The truth is that I’ve been an artist since the age of three but got addicted to photography about fifteen years ago. I took a photography class to shoot my own subject matter for my painting and drawing classes and before I knew it, I was addicted. That addiction earned a degree in Fine Art Photography for me. But my photography “vision” was always consistent with my “vision” as a fine artist. It was just now consistent across all mediums that I utilized.
For those of you who have discovered your love of photography (please don’t say through your iPhone Instagram Account), I do have a few simple tips to share with the newbie photographers out there. Though I’d rather you start with a manual film SLR camera I know some of you have already invested in that brand new DSLR, so here’s how you can begin your education in photography:
1. Learn to See – when I say this, I mean that you need to develop your vision. You were attracted to photography probably because of a photograph you love or a particular photographer’s work. Take a few hours out of each week to go online, to the library or a bookstore and look at more photography by different artists. What about their work intrigues you? Expose yourself to as much of it as possible so that you can develop your own aesthetic.

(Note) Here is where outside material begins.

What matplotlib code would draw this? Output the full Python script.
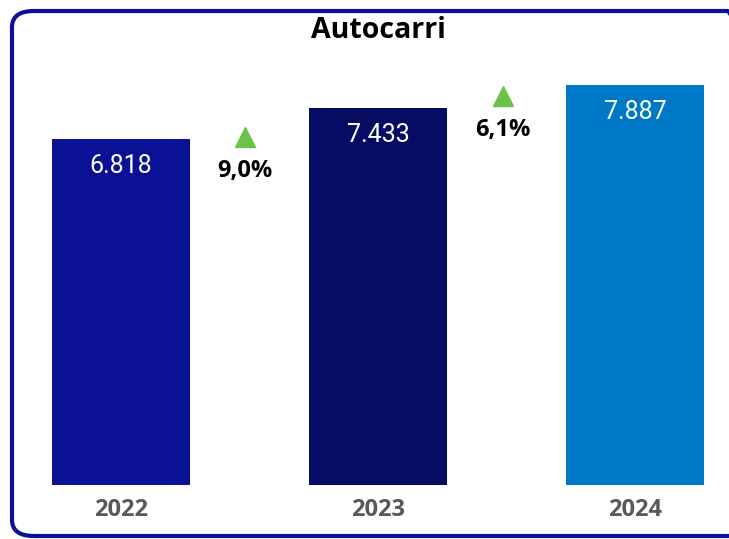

2. Learn the History of Photography. This will not only expose you to the most glorious photographers in history, but also photography’s fascinating history. Its evolution is a long and winding road that never ends and leads you to new adventure. You must know your past to know your future.
3. Read the manual that came with your camera. Yes, I know it’s painful, but it’s necessary. You must become one with your camera…that means you need to know how to operate it.
4. Buy “Digital Photography Essentials” by Tom Ang and do each of the lessons in each chapter. Read this book over and over until you’ve mastered each lesson. It’s one of the best books I’ve encountered for beginning photographers and he covers everything from composition to lighting and working in various formats. Brilliant book.
5. Carry your camera with you everywhere you go. Take photos of everything and anything but without the flash. I’m very anti-flash in the beginning. You will learn more about your camera through your aperature, exposure and shutter settings than giving into your flash…and your photographs will be far more interesting. You learn by doing, and as they say, “Practice makes perfect” or at the very least, you’ll capture a portfolio worthy photograph. You will also be amazed at what you now notice and find beautiful. Life takes on a new light through the lens of a camera.
And if your addiction grows, I highly suggest you take a class. There’s nothing like receiving constructive criticism from an expert and classmates. You benefit creatively and you will make lifelong friends.